Why You Have Every Right To Demand A Raise, In 1 Chart

Why You Have Every Right To Demand A Raise, In 1 Chart

If you ever get to wondering why roughly half of America thinks we're still in a recession five years into the recovery, and after one of the longest stock-market rallies in history, just look at this chart:

workers share

This is a chart of how much of the corporate-income pie that workers get for themselves in wages and benefits. It was made by the Economic Policy Institute, a think tank focused on labor issues. That share hit a peak of nearly 84 percent right around the turn of the millennium. It is currently at about 74 percent, near its lowest point since 1950.

The chart says pretty much everything about how ridiculously uneven this "recovery" has been. It exposes how most of the benefit of the recovery has gone to employers, not employees. Corporate profits have hit record highs, and so have stock prices. Wages have stagnated, meanwhile, and low-wage jobs have accounted for most of the job growth in the recovery.
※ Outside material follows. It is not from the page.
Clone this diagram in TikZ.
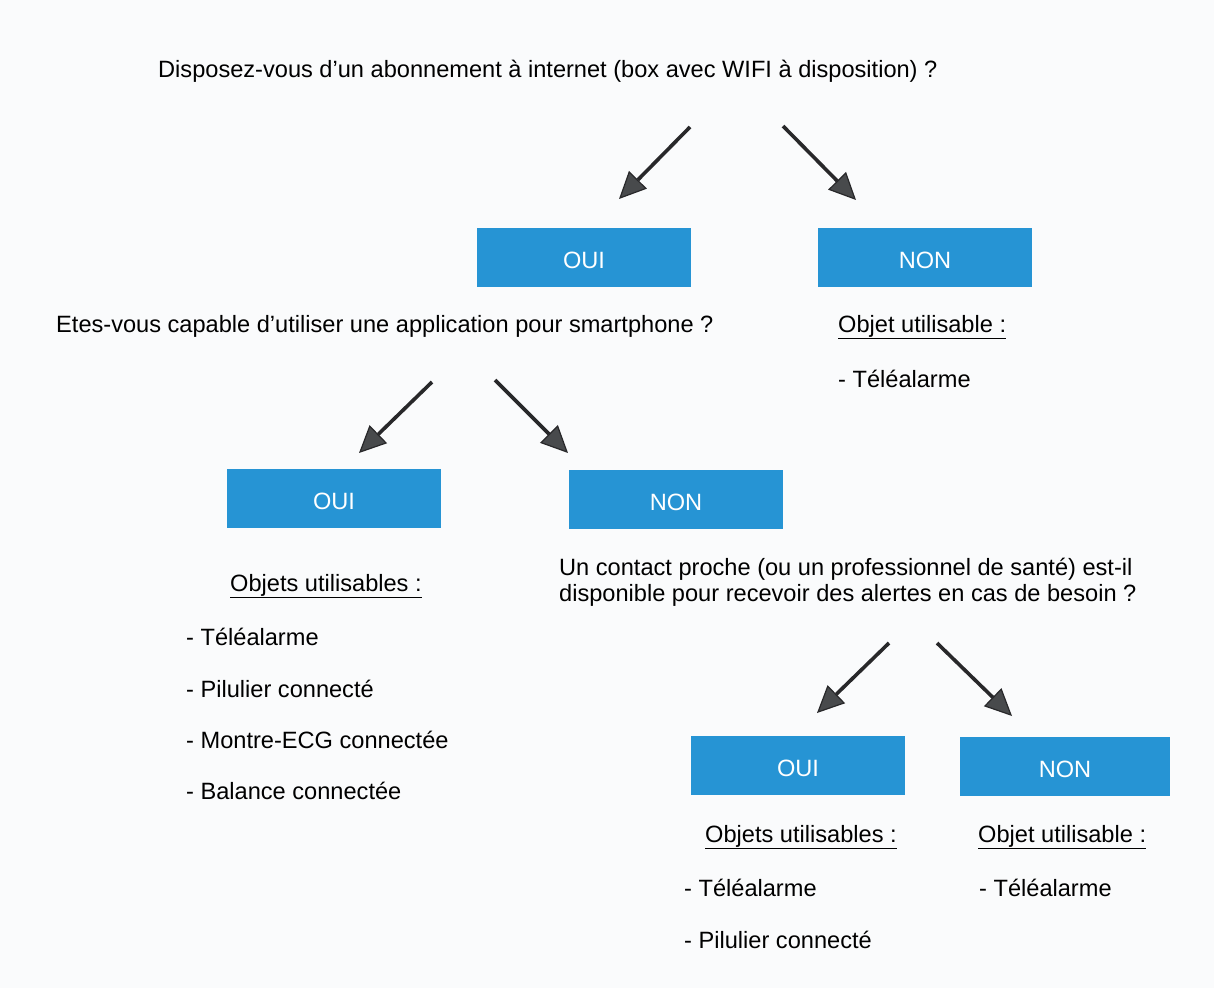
\documentclass[tikz,border=0pt]{standalone}
\usepackage{fontspec}
\setmainfont{Liberation Sans}
\usetikzlibrary{arrows.meta}
\definecolor{boxblue}{RGB}{38,148,212}
\definecolor{arrowgray}{RGB}{72,74,76}
\definecolor{shaftgray}{RGB}{40,40,42}
\definecolor{paper}{RGB}{250,251,252}
\begin{document}
\begin{tikzpicture}[x=1pt,y=-1pt,
  every node/.style={font=\fontsize{23.6}{26}\selectfont, inner sep=0pt},
  choice/.style={fill=boxblue, text=white, minimum width=214pt, minimum height=59pt,
    text height=23pt, text depth=0pt},
  txt/.style={anchor=west, text=black},
  arr/.style={draw=shaftgray, line width=3.6pt,
    -{Triangle[length=27pt,width=25pt,fill=arrowgray,line width=1.2pt]}}]
\useasboundingbox[fill=paper] (0,0) rectangle (1214,988);
% questions
\node[txt] (q1) at (158,71) {Disposez-vous d’un abonnement à internet (box avec WIFI à disposition) ?};
\node[txt] (q2) at (56,326) {Etes-vous capable d’utiliser une application pour smartphone ?};
\node[txt, align=left] (q3) at (559,582) {Un contact proche (ou un professionnel de santé) est-il\\disponible pour recevoir des alertes en cas de besoin ?};
% boxes
\node[choice] (oui1) at (584,257) {OUI};
\node[choice] (non1) at (925,257) {NON};
\node[choice] (oui2) at (334,498) {OUI};
\node[choice] (non2) at (676,499) {NON};
\node[choice] (oui3) at (798,765) {OUI};
\node[choice, minimum width=210pt] (non3) at (1065,766) {NON};
% arrow anchors
\coordinate (a1s) at (690,127); \coordinate (a1e) at (619,199);
\coordinate (a2s) at (783,126); \coordinate (a2e) at (856,200);
\coordinate (a3s) at (432,382); \coordinate (a3e) at (359,453);
\coordinate (a4s) at (495,380); \coordinate (a4e) at (568,453);
\coordinate (a5s) at (889,643); \coordinate (a5e) at (817,713);
\coordinate (a6s) at (937,643); \coordinate (a6e) at (1012,716);
\draw[arr] (a1s) -- (a1e);
\draw[arr] (a2s) -- (a2e);
\draw[arr] (a3s) -- (a3e);
\draw[arr] (a4s) -- (a4e);
\draw[arr] (a5s) -- (a5e);
\draw[arr] (a6s) -- (a6e);
% lists
\node[txt] (h1) at (838,327) {\underline{Objet utilisable :}};
\node[txt] (l11) at (838,379) {- Téléalarme};
\node[txt] (h2) at (230,586) {\underline{Objets utilisables :}};
\node[txt] (l21) at (186,637) {- Téléalarme};
\node[txt] (l22) at (186,689) {- Pilulier connecté};
\node[txt] (l23) at (186,740) {- Montre-ECG connectée};
\node[txt] (l24) at (186,791) {- Balance connectée};
\node[txt] (h3) at (705,837) {\underline{Objets utilisables :}};
\node[txt] (l31) at (684,888) {- Téléalarme};
\node[txt] (l32) at (684,940) {- Pilulier connecté};
\node[txt] (h4) at (978,837) {\underline{Objet utilisable :}};
\node[txt] (l41) at (979,888) {- Téléalarme};
\end{tikzpicture}
\end{document}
This isn't just happening in the U.S. -- it's a problem around the world. It's partly due to technological advances, partly due to jobs being shipped to where labor is the absolute cheapest, and partly due to policies designed to shovel more income to the top 1 percent, to name a few. The end result is that more wealth keeps flowing to the owners of capital, rather than to labor, just as French economist Thomas Piketty warned us.

These trends have made income inequality grow wider and widespread economic hopelessness grow deeper. That sets us up for more economic trouble ahead.

Thousands of low-wage workers are protesting today for better pay, benefits and working conditions. They're risking jail to do it. This chart is a reminder that their cause is no joke.